Monday, June 04, 2007

Turning a Student Around

Hi Everyone-

I wanted to post this email from one of your fellow instructors, Jessy Devasia. Last semester Jessy had a student who was really primed to have a terrible learning experience in her course. Jessy managed to help that student have instead one of those positive, turning-point experiences that I am sure the student will remember for her entire life.

From Jessy:

I am a Health Sciences faculty and my teaching techniques are very traditional demanding hard work, discipline, order, mutual respect, and truthfulness. But I have learned over a period of time that patience, compassion, forgiveness, keeping my pride and ego aside, and being a little flexible can turn around even very difficult students in a very positive way. I had a gratifying teaching experience with a student whom I taught this spring, which I would like to share with you.

Profile of the student: She is taking this particular course for the third or fourth time with CCConline. She was not able to go beyond the third week of the semester each time she has taken the class due to various reasons, which appeared silly and funny to me! This student is in her fifties, working 3 jobs (60-65 hours), neck deep in debt, with weight and health problems, ailing spouse, and a very intelligent perfectionist who tries to relive her excellent teen years and early twenties as a top student. She has been admitted to the BSN program at a reputed University in Texas for fall, 2007. She wanted a commitment from me that I would not let her go this time. I promised her that I would work with her as long as she tries her best and keeps in touch with me.

Though whatever I did was not a big thing for me that turned out to be a life changing experience for this student. . I know that all of us do to these things for our students every semester we teach. When our kind Head of the Department, Alison Jacobs asked me to write about how our little acts of timely kindness and help may turn into a forward moving experience for our students, I looked back and found a few things, which may have helped this student to complete this course and chase her dream of joining a prestigious nursing program in a reputed university.

1. Listen to our students carefully especially during the first 1 or 2 weeks of the semester and look for direct/indirect hints which some of our students give expecting our leadership, help, understanding, reassurance, and guidance as they undertake this journey with us. Make a note of the back grounds of these students (age, type of employment, number of jobs, number of working hours, sexuality, marriage status, single parent, health problems, getting back to school after many years, care givers of sick spouse and parents, financial problems, got admitted to programs which start soon, taking 3-4 online classes, need a B or C…) and keep a special eye on these students all through out the semester.

2. Always reply to the student emails as early as possible. Never reply to an email when you are tired, angry, and disturbed about something. When we are in a hurry to write a well thought out reply let the students know that we have their message and get back to them soon.

3. When a student openly says that the instructor is bad, hate the way we run the class, and find fault with everything we do, it is really hard not to take it to heart. But my experience with these kinds of students tells me that it is a cry for help and they are not able to move forward. These students are like our children who say that they hate the parents and home when they need us to reach out to them. This is when we can keep our pride aside and ask the student what we can do to help her succeed.

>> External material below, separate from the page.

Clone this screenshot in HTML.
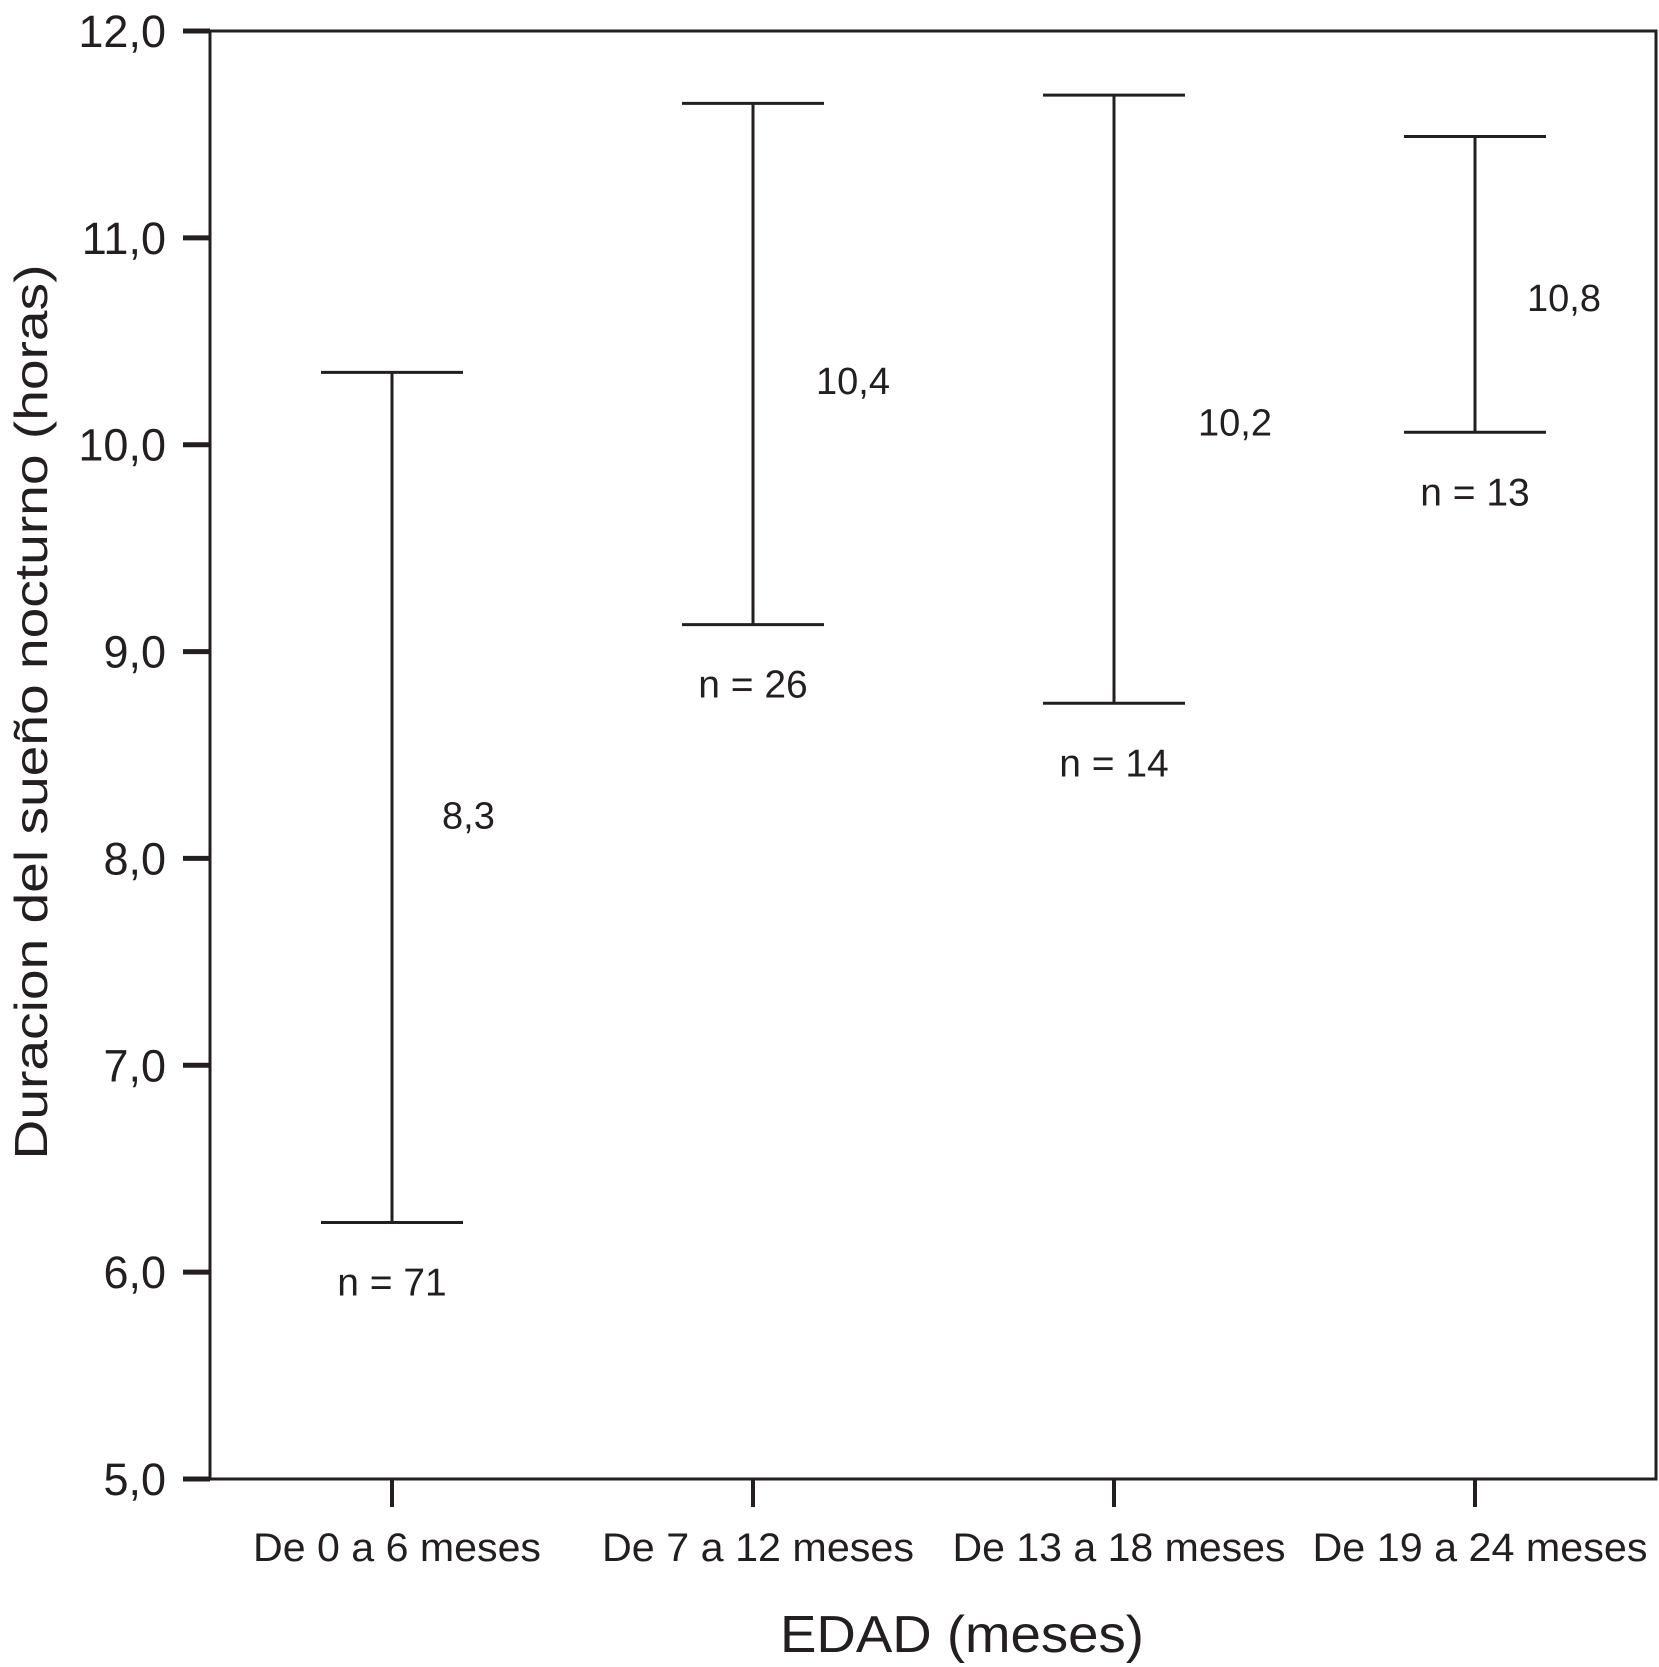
<!DOCTYPE html>
<html><head><meta charset="utf-8"><style>html,body{margin:0;padding:0;background:#fff}svg{display:block}text{font-family:"Liberation Sans",sans-serif;fill:#231f20}</style></head>
<body>
<svg id="chart" width="1659" height="1667" viewBox="0 0 1659 1667" xmlns="http://www.w3.org/2000/svg">
<g id="axes"></g><g id="bars"></g>
<text transform="translate(47,712) rotate(-90)" text-anchor="middle" font-size="46" textLength="895" lengthAdjust="spacingAndGlyphs">Duracion del sueño nocturno (horas)</text>
<text x="962" y="1652" text-anchor="middle" font-size="52" textLength="364" lengthAdjust="spacingAndGlyphs">EDAD (meses)</text>
</svg>
<script>
const categories=["De 0 a 6 meses","De 7 a 12 meses","De 13 a 18 meses","De 19 a 24 meses"];
const means=[8.3,10.4,10.2,10.8];
const meanLabels=["8,3","10,4","10,2","10,8"];
const lows=[6.24,9.13,8.75,10.06];
const highs=[10.35,11.65,11.69,11.49];
const nLabels=["n = 71","n  = 26","n  = 14","n  = 13"];
const yTicks=[5,6,7,8,9,10,11,12];
const yTickLabels=["5,0","6,0","7,0","8,0","9,0","10,0","11,0","12,0"];
const NS="http://www.w3.org/2000/svg";
const X0=210,X1=1656,Y0=1479,Y1=31;
const y=v=>Y0-(v-5)/(12-5)*(Y0-Y1);
const x=i=>392+i*361;
function mk(tag,attrs,parent,txt){const e=document.createElementNS(NS,tag);for(const k in attrs)e.setAttribute(k,attrs[k]);if(txt!=null)e.textContent=txt;parent.appendChild(e);return e;}
const ax=document.getElementById('axes'),bg=document.getElementById('bars');
let e;
e=mk('rect',{x:X0,y:Y1,width:X1-X0,height:Y0-Y1,fill:'none',stroke:'#231f20','stroke-width':3},ax);


yTicks.forEach((t,i)=>{
 e=mk('line',{x1:183,x2:X0,y1:y(t),y2:y(t),stroke:'#231f20','stroke-width':5},ax);
 
 
 e=mk('text',{x:166,y:y(t)+16,'text-anchor':'end','font-size':45},ax,yTickLabels[i]);
 
 
});
const lblW=[288,312,333,335];
categories.forEach((c,i)=>{
 e=mk('line',{x1:x(i),x2:x(i),y1:Y0,y2:1507,stroke:'#231f20','stroke-width':4},ax);
 
 
 e=mk('text',{x:x(i)+5,y:1561,'text-anchor':'middle','font-size':40,textLength:lblW[i],lengthAdjust:'spacingAndGlyphs'},ax,c);
 
 
});
const dx=[50,63,84,52];
categories.forEach((c,i)=>{
 const g=mk('g',{},bg);
 
 
 const cx=x(i);
 mk('line',{x1:cx,x2:cx,y1:y(highs[i]),y2:y(lows[i]),stroke:'#231f20','stroke-width':3},g);
 mk('line',{x1:cx-71,x2:cx+71,y1:y(highs[i]),y2:y(highs[i]),stroke:'#231f20','stroke-width':3},g);
 mk('line',{x1:cx-71,x2:cx+71,y1:y(lows[i]),y2:y(lows[i]),stroke:'#231f20','stroke-width':3},g);
 e=mk('text',{x:cx+dx[i],y:y(means[i])+32,'font-size':38},bg,meanLabels[i]);
 
 
 e=mk('text',{x:cx,y:y(lows[i])+73,'text-anchor':'middle','font-size':39,'xml:space':'preserve'},bg,nLabels[i]);
 
 
});
</script>
</body></html>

4. Please always try to contact an enthusiastic student who suddenly disappears from the class. You may reach them when they are very miserable and able to offer a helping hand. I believe that there is nothing wrong in being flexible with our test and assignment schedules (with penalties for late submission applied) to help our non-traditional students who come to the class with bagful of problems on their back.

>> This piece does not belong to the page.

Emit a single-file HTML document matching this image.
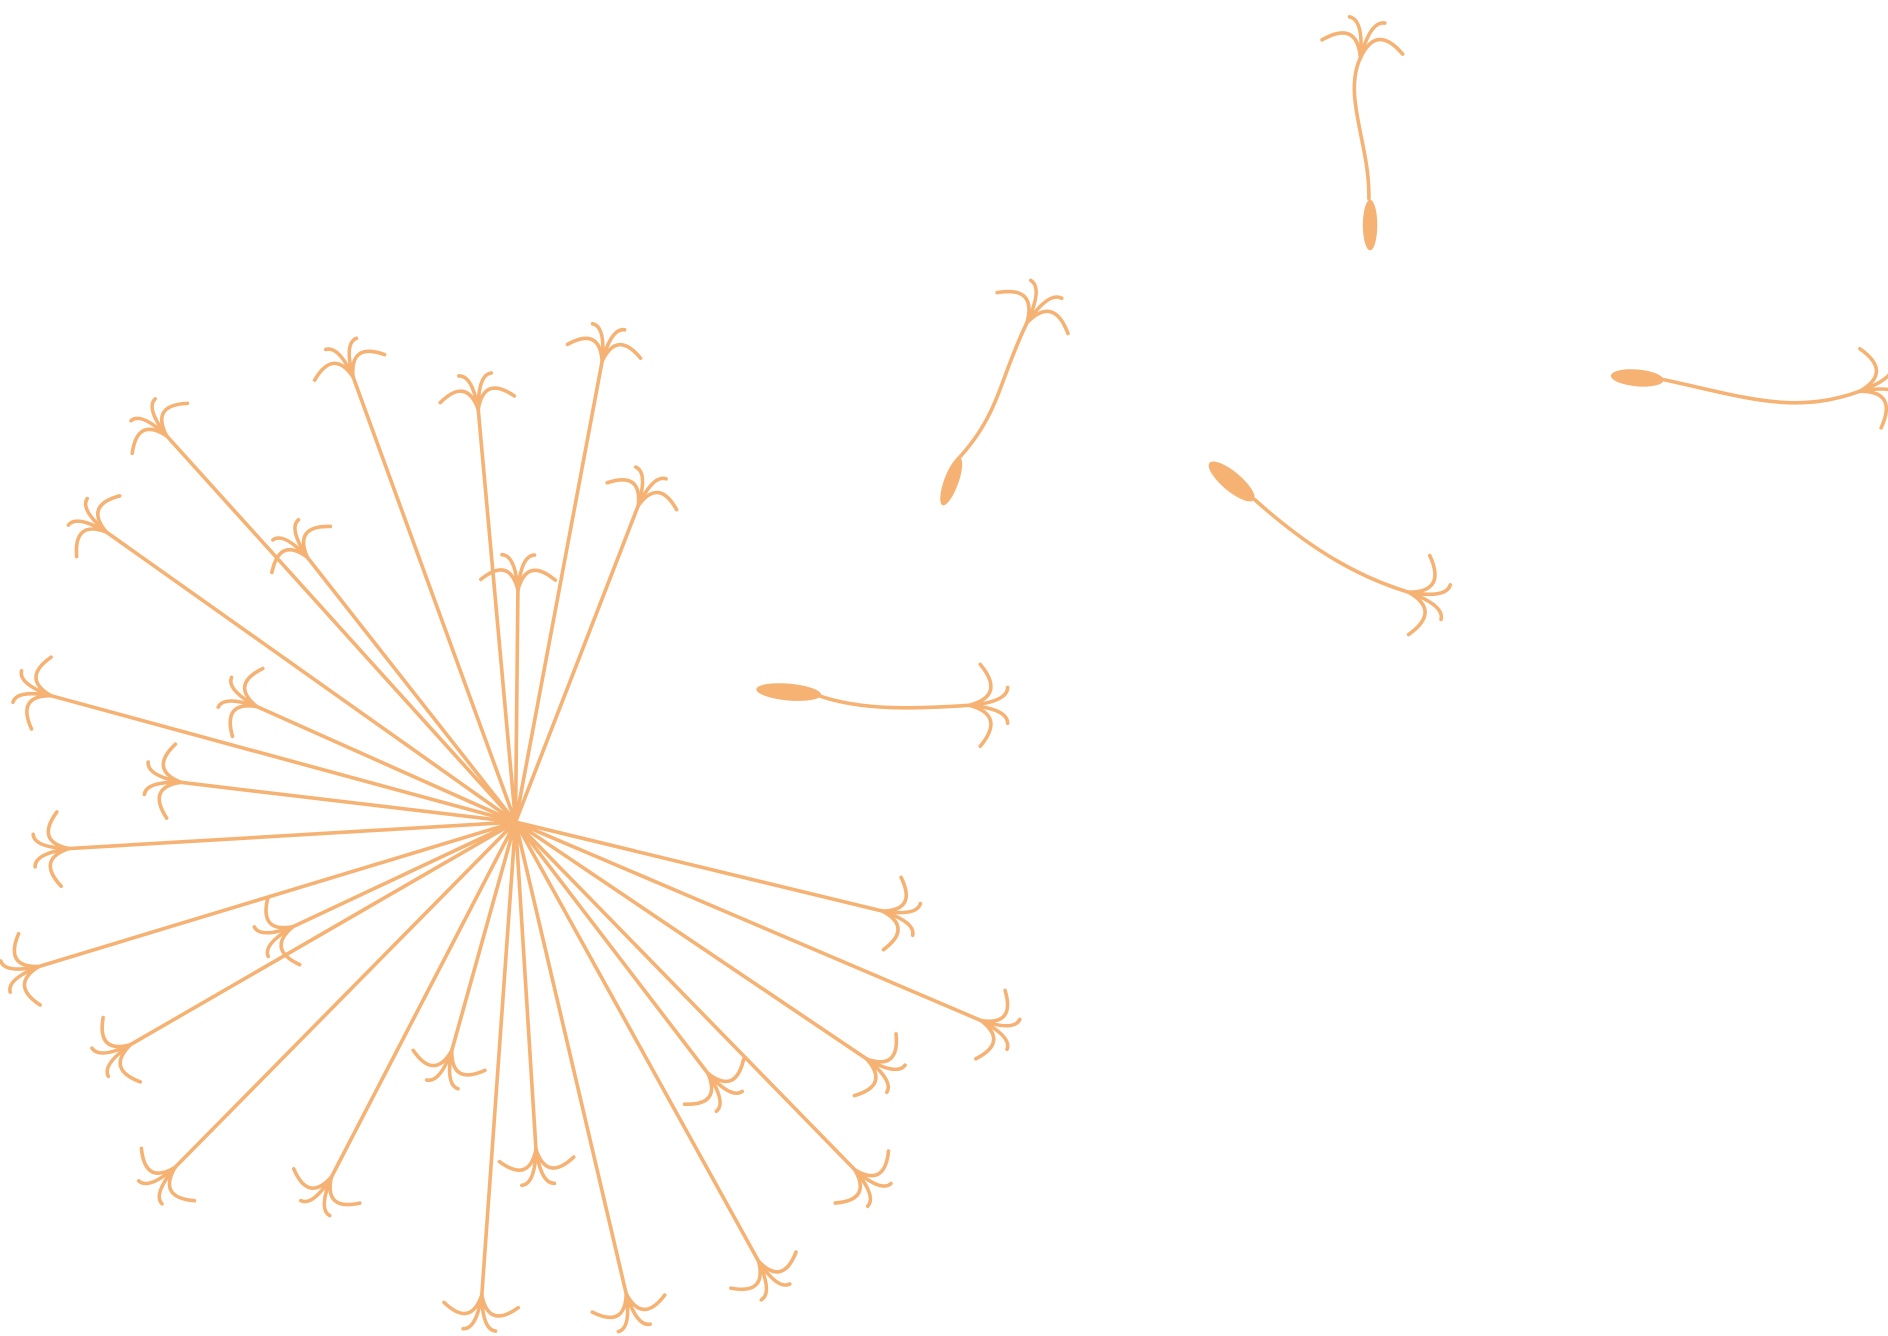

5. A second attempt on reaching a missing student from the class also will not hurt.

6. Help the students to be practical, to make compromises, fix up priorities, set achievable goals, and plan the work-time schedules. It is also right to be tough at this point and use an iron hand. Suggest the students using their time wisely. Remind our adult learners that we cannot be always perfectionists and we are not the teenagers who made straight As and went several extra miles doing schoolwork 35-40 years ago. No body learns everything about a subject in 15 weeks and gave them suggestions on how to do well in tests. We can always read and learn many things later on.

7. After all these advise do not help in turning in class work, we can resort to the technique of giving ultimatums. Give the final chance and express your final decision without any ambiguity. We have done everything possible within our limits.

I would like to add an email, which I received from this student at the end of the semester:
"My deepest gratitude for your kindness and above all your fair treatment to me as student. With mixed emotion, I now move forward from the warmth and intellectual nurturing of Arapahoe CC to the fast-tracked arena of the University of Texas @ Austin.
I have learned more than just academic content from you -- I depart with the memory of compassion and understanding without judgments, which now are my responsibility to share with those lives, which will now cross mine."

I think that these are some of the most gratifying moments in my teaching career.